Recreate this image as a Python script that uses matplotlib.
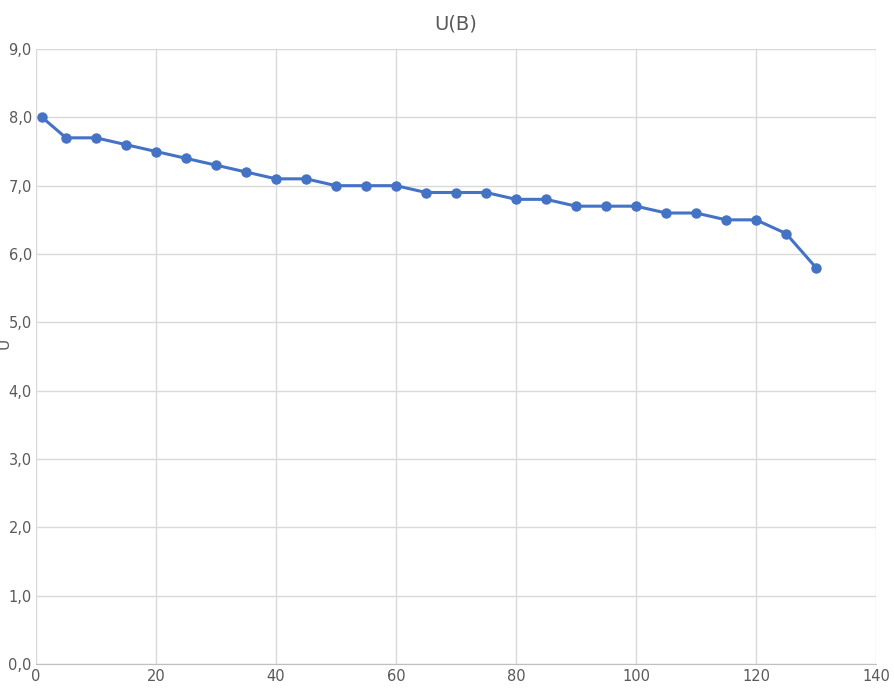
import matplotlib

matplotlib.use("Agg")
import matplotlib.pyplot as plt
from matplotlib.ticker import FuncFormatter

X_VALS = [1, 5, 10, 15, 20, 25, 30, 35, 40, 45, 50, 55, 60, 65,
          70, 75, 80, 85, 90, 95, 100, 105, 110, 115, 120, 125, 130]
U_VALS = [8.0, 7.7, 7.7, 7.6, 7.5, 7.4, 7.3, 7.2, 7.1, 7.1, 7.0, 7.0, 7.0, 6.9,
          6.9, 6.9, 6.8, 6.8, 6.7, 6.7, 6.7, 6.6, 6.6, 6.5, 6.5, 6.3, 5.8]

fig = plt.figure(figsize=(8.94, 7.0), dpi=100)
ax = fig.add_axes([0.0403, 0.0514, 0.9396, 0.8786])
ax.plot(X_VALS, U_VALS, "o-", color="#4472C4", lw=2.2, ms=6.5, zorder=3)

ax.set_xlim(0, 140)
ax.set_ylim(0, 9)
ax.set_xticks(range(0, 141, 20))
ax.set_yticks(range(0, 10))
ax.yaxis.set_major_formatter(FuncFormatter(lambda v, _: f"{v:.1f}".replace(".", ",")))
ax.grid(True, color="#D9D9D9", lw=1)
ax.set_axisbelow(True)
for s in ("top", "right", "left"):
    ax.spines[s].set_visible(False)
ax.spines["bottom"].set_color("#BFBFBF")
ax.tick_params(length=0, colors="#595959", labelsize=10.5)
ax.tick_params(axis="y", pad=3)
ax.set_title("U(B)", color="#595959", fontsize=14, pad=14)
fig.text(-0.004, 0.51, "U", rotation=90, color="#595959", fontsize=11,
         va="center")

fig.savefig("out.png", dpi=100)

+++

SET EXERCISE:
Transcribe each line above verbatim, with the pictures left out.

SOLUTION:
Recreate this image as a Python script that uses matplotlib.
import matplotlib

matplotlib.use("Agg")
import matplotlib.pyplot as plt
from matplotlib.ticker import FuncFormatter

X_VALS = [1, 5, 10, 15, 20, 25, 30, 35, 40, 45, 50, 55, 60, 65,
          70, 75, 80, 85, 90, 95, 100, 105, 110, 115, 120, 125, 130]
U_VALS = [8.0, 7.7, 7.7, 7.6, 7.5, 7.4, 7.3, 7.2, 7.1, 7.1, 7.0, 7.0, 7.0, 6.9,
          6.9, 6.9, 6.8, 6.8, 6.7, 6.7, 6.7, 6.6, 6.6, 6.5, 6.5, 6.3, 5.8]

fig = plt.figure(figsize=(8.94, 7.0), dpi=100)
ax = fig.add_axes([0.0403, 0.0514, 0.9396, 0.8786])
ax.plot(X_VALS, U_VALS, "o-", color="#4472C4", lw=2.2, ms=6.5, zorder=3)

ax.set_xlim(0, 140)
ax.set_ylim(0, 9)
ax.set_xticks(range(0, 141, 20))
ax.set_yticks(range(0, 10))
ax.yaxis.set_major_formatter(FuncFormatter(lambda v, _: f"{v:.1f}".replace(".", ",")))
ax.grid(True, color="#D9D9D9", lw=1)
ax.set_axisbelow(True)
for s in ("top", "right", "left"):
    ax.spines[s].set_visible(False)
ax.spines["bottom"].set_color("#BFBFBF")
ax.tick_params(length=0, colors="#595959", labelsize=10.5)
ax.tick_params(axis="y", pad=3)
ax.set_title("U(B)", color="#595959", fontsize=14, pad=14)
fig.text(-0.004, 0.51, "U", rotation=90, color="#595959", fontsize=11,
         va="center")

fig.savefig("out.png", dpi=100)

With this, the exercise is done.